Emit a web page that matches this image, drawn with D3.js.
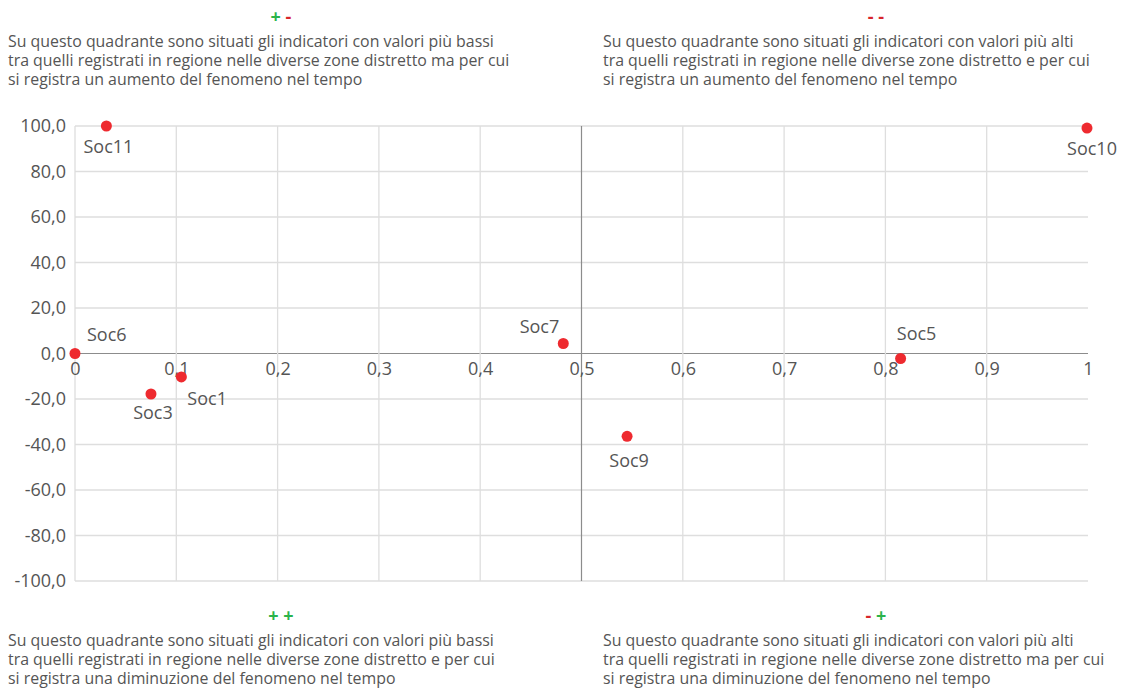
<!DOCTYPE html>
<html>
<head>
<meta charset="utf-8">
<script src="https://cdn.jsdelivr.net/npm/d3@7"></script>
<style>
  body { margin: 0; background: #fff; font-family: "Open Sans", sans-serif; }
  .note { font-size: 15.9px; fill: #555; }
  .tick text { font-family: "Open Sans", sans-serif; font-size: 18px; fill: #555; }
</style>
</head>
<body>
<div id="chart"></div>
<script>
var svgWidth = 1126;
var svgHeight = 690;
var margin = {top: 126, right: 38, bottom: 109, left: 75};
var width = svgWidth - margin.left - margin.right;
var height = svgHeight - margin.top - margin.bottom;

// dati
var names = ["Soc11", "Soc6", "Soc3", "Soc1", "Soc7", "Soc9", "Soc10", "Soc5"];
var xValues = [0.031, 0, 0.075, 0.105, 0.482, 0.545, 0.999, 0.815];
var yValues = [100, 0, -17.8, -10.3, 4.4, -36.4, 99.1, -2.2];
var xTicks = [0, 0.1, 0.2, 0.3, 0.4, 0.5, 0.6, 0.7, 0.8, 0.9, 1];
var yTicks = [-100, -80, -60, -40, -20, 0, 20, 40, 60, 80, 100];

// posizione etichette (dx, dy, anchor)
var labelPos = {
  Soc11: [2, 27, "middle"], Soc6: [12, -13, "start"], Soc3: [2, 25, "middle"],
  Soc1: [6, 28, "start"], Soc7: [-4, -10, "end"], Soc9: [2, 31, "middle"],
  Soc10: [5, 27, "middle"], Soc5: [16, -19, "middle"]
};

var quadNotes = [
  {signs: [["+", "#2bb34b"], ["-", "#d7262c"]], x: 8, y: 47,
   lines: ["Su questo quadrante sono situati gli indicatori con valori più bassi",
           "tra quelli registrati in regione nelle diverse zone distretto ma per cui",
           "si registra un aumento del fenomeno nel tempo"]},
  {signs: [["-", "#d7262c"], ["-", "#d7262c"]], x: 603, y: 47,
   lines: ["Su questo quadrante sono situati gli indicatori con valori più alti",
           "tra quelli registrati in regione nelle diverse zone distretto e per cui",
           "si registra un aumento del fenomeno nel tempo"]},
  {signs: [["+", "#2bb34b"], ["+", "#2bb34b"]], x: 8, y: 646,
   lines: ["Su questo quadrante sono situati gli indicatori con valori più bassi",
           "tra quelli registrati in regione nelle diverse zone distretto e per cui",
           "si registra una diminuzione del fenomeno nel tempo"]},
  {signs: [["-", "#d7262c"], ["+", "#2bb34b"]], x: 603, y: 646,
   lines: ["Su questo quadrante sono situati gli indicatori con valori più alti",
           "tra quelli registrati in regione nelle diverse zone distretto ma per cui",
           "si registra una diminuzione del fenomeno nel tempo"]}
];

var data = names.map(function(n, i) {
  return {name: n, x: xValues[i], y: yValues[i]};
});

var svg = d3.select("#chart")
  .append("svg")
  .attr("width", svgWidth)
  .attr("height", svgHeight);

var chartMain = svg.append("g")
  .attr("transform", `translate(${margin.left}, ${margin.top})`);

var xScale = d3.scaleLinear().domain([0, 1]).range([0, width]);
var yScale = d3.scaleLinear().domain([-100, 100]).range([height, 0]);

var fmtX = function(d) { return String(d).replace(".", ","); };
var fmtY = function(d) { return d3.format(".1f")(d).replace(".", ",").replace("−", "-"); };

// griglia
chartMain.append("g")
  .selectAll("line")
  .data(yTicks)
  .enter()
  .append("line")
  .attr("x1", 0)
  .attr("x2", width)
  .attr("y1", d => yScale(d))
  .attr("y2", d => yScale(d))
  .attr("stroke", d => d === 0 ? "#8c8c8c" : "#dedede")
  .attr("stroke-width", d => d === 0 ? 1.2 : 1.3);

chartMain.append("g")
  .selectAll("line")
  .data(xTicks.filter(d => d < 1))
  .enter()
  .append("line")
  .attr("x1", d => xScale(d))
  .attr("x2", d => xScale(d))
  .attr("y1", 0)
  .attr("y2", height)
  .attr("stroke", d => d === 0.5 ? "#8c8c8c" : "#dedede")
  .attr("stroke-width", d => d === 0.5 ? 1.2 : 1.3);

// assi
var yAxis = chartMain.append("g")
  .call(d3.axisLeft(yScale).tickValues(yTicks).tickFormat(fmtY).tickSize(0).tickPadding(9));
yAxis.select(".domain").remove();

var xAxis = chartMain.append("g")
  .attr("transform", `translate(0, ${yScale(0)})`)
  .call(d3.axisBottom(xScale).tickValues(xTicks).tickFormat(fmtX).tickSize(0).tickPadding(9));
xAxis.select(".domain").remove();

// punti
chartMain.selectAll("circle")
  .data(data)
  .enter()
  .append("circle")
  .attr("cx", d => xScale(d.x))
  .attr("cy", d => yScale(d.y))
  .attr("r", 5.5)
  .attr("fill", "#ee2a2f");

chartMain.append("g")
  .selectAll("text")
  .data(data)
  .enter()
  .append("text")
  .attr("x", d => xScale(d.x) + labelPos[d.name][0])
  .attr("y", d => yScale(d.y) + labelPos[d.name][1])
  .attr("text-anchor", d => labelPos[d.name][2])
  .style("font-size", "18px")
  .style("fill", "#555")
  .text(d => d.name);

// note dei quadranti
quadNotes.forEach(function(q) {
  var g = svg.append("g");
  g.selectAll("text.note")
    .data(q.lines)
    .enter()
    .append("text")
    .attr("class", "note")
    .attr("x", q.x)
    .attr("y", (d, i) => q.y + i * 19)
    .text(d => d);
  var s = g.append("text")
    .attr("x", q.x + 273)
    .attr("y", q.y - 24)
    .attr("text-anchor", "middle")
    .style("font-size", "18px")
    .style("font-weight", "bold");
  q.signs.forEach(function(sg, i) {
    s.append("tspan")
      .attr("fill", sg[1])
      .text((i > 0 ? " " : "") + sg[0]);
  });
});
</script>
</body>
</html>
.....
Please write out all the data again word for word, but not the pictures.

Emit a web page that matches this image, drawn with D3.js.
<!DOCTYPE html>
<html>
<head>
<meta charset="utf-8">
<script src="https://cdn.jsdelivr.net/npm/d3@7"></script>
<style>
  body { margin: 0; background: #fff; font-family: "Open Sans", sans-serif; }
  .note { font-size: 15.9px; fill: #555; }
  .tick text { font-family: "Open Sans", sans-serif; font-size: 18px; fill: #555; }
</style>
</head>
<body>
<div id="chart"></div>
<script>
var svgWidth = 1126;
var svgHeight = 690;
var margin = {top: 126, right: 38, bottom: 109, left: 75};
var width = svgWidth - margin.left - margin.right;
var height = svgHeight - margin.top - margin.bottom;

// dati
var names = ["Soc11", "Soc6", "Soc3", "Soc1", "Soc7", "Soc9", "Soc10", "Soc5"];
var xValues = [0.031, 0, 0.075, 0.105, 0.482, 0.545, 0.999, 0.815];
var yValues = [100, 0, -17.8, -10.3, 4.4, -36.4, 99.1, -2.2];
var xTicks = [0, 0.1, 0.2, 0.3, 0.4, 0.5, 0.6, 0.7, 0.8, 0.9, 1];
var yTicks = [-100, -80, -60, -40, -20, 0, 20, 40, 60, 80, 100];

// posizione etichette (dx, dy, anchor)
var labelPos = {
  Soc11: [2, 27, "middle"], Soc6: [12, -13, "start"], Soc3: [2, 25, "middle"],
  Soc1: [6, 28, "start"], Soc7: [-4, -10, "end"], Soc9: [2, 31, "middle"],
  Soc10: [5, 27, "middle"], Soc5: [16, -19, "middle"]
};

var quadNotes = [
  {signs: [["+", "#2bb34b"], ["-", "#d7262c"]], x: 8, y: 47,
   lines: ["Su questo quadrante sono situati gli indicatori con valori più bassi",
           "tra quelli registrati in regione nelle diverse zone distretto ma per cui",
           "si registra un aumento del fenomeno nel tempo"]},
  {signs: [["-", "#d7262c"], ["-", "#d7262c"]], x: 603, y: 47,
   lines: ["Su questo quadrante sono situati gli indicatori con valori più alti",
           "tra quelli registrati in regione nelle diverse zone distretto e per cui",
           "si registra un aumento del fenomeno nel tempo"]},
  {signs: [["+", "#2bb34b"], ["+", "#2bb34b"]], x: 8, y: 646,
   lines: ["Su questo quadrante sono situati gli indicatori con valori più bassi",
           "tra quelli registrati in regione nelle diverse zone distretto e per cui",
           "si registra una diminuzione del fenomeno nel tempo"]},
  {signs: [["-", "#d7262c"], ["+", "#2bb34b"]], x: 603, y: 646,
   lines: ["Su questo quadrante sono situati gli indicatori con valori più alti",
           "tra quelli registrati in regione nelle diverse zone distretto ma per cui",
           "si registra una diminuzione del fenomeno nel tempo"]}
];

var data = names.map(function(n, i) {
  return {name: n, x: xValues[i], y: yValues[i]};
});

var svg = d3.select("#chart")
  .append("svg")
  .attr("width", svgWidth)
  .attr("height", svgHeight);

var chartMain = svg.append("g")
  .attr("transform", `translate(${margin.left}, ${margin.top})`);

var xScale = d3.scaleLinear().domain([0, 1]).range([0, width]);
var yScale = d3.scaleLinear().domain([-100, 100]).range([height, 0]);

var fmtX = function(d) { return String(d).replace(".", ","); };
var fmtY = function(d) { return d3.format(".1f")(d).replace(".", ",").replace("−", "-"); };

// griglia
chartMain.append("g")
  .selectAll("line")
  .data(yTicks)
  .enter()
  .append("line")
  .attr("x1", 0)
  .attr("x2", width)
  .attr("y1", d => yScale(d))
  .attr("y2", d => yScale(d))
  .attr("stroke", d => d === 0 ? "#8c8c8c" : "#dedede")
  .attr("stroke-width", d => d === 0 ? 1.2 : 1.3);

chartMain.append("g")
  .selectAll("line")
  .data(xTicks.filter(d => d < 1))
  .enter()
  .append("line")
  .attr("x1", d => xScale(d))
  .attr("x2", d => xScale(d))
  .attr("y1", 0)
  .attr("y2", height)
  .attr("stroke", d => d === 0.5 ? "#8c8c8c" : "#dedede")
  .attr("stroke-width", d => d === 0.5 ? 1.2 : 1.3);

// assi
var yAxis = chartMain.append("g")
  .call(d3.axisLeft(yScale).tickValues(yTicks).tickFormat(fmtY).tickSize(0).tickPadding(9));
yAxis.select(".domain").remove();

var xAxis = chartMain.append("g")
  .attr("transform", `translate(0, ${yScale(0)})`)
  .call(d3.axisBottom(xScale).tickValues(xTicks).tickFormat(fmtX).tickSize(0).tickPadding(9));
xAxis.select(".domain").remove();

// punti
chartMain.selectAll("circle")
  .data(data)
  .enter()
  .append("circle")
  .attr("cx", d => xScale(d.x))
  .attr("cy", d => yScale(d.y))
  .attr("r", 5.5)
  .attr("fill", "#ee2a2f");

chartMain.append("g")
  .selectAll("text")
  .data(data)
  .enter()
  .append("text")
  .attr("x", d => xScale(d.x) + labelPos[d.name][0])
  .attr("y", d => yScale(d.y) + labelPos[d.name][1])
  .attr("text-anchor", d => labelPos[d.name][2])
  .style("font-size", "18px")
  .style("fill", "#555")
  .text(d => d.name);

// note dei quadranti
quadNotes.forEach(function(q) {
  var g = svg.append("g");
  g.selectAll("text.note")
    .data(q.lines)
    .enter()
    .append("text")
    .attr("class", "note")
    .attr("x", q.x)
    .attr("y", (d, i) => q.y + i * 19)
    .text(d => d);
  var s = g.append("text")
    .attr("x", q.x + 273)
    .attr("y", q.y - 24)
    .attr("text-anchor", "middle")
    .style("font-size", "18px")
    .style("font-weight", "bold");
  q.signs.forEach(function(sg, i) {
    s.append("tspan")
      .attr("fill", sg[1])
      .text((i > 0 ? " " : "") + sg[0]);
  });
});
</script>
</body>
</html>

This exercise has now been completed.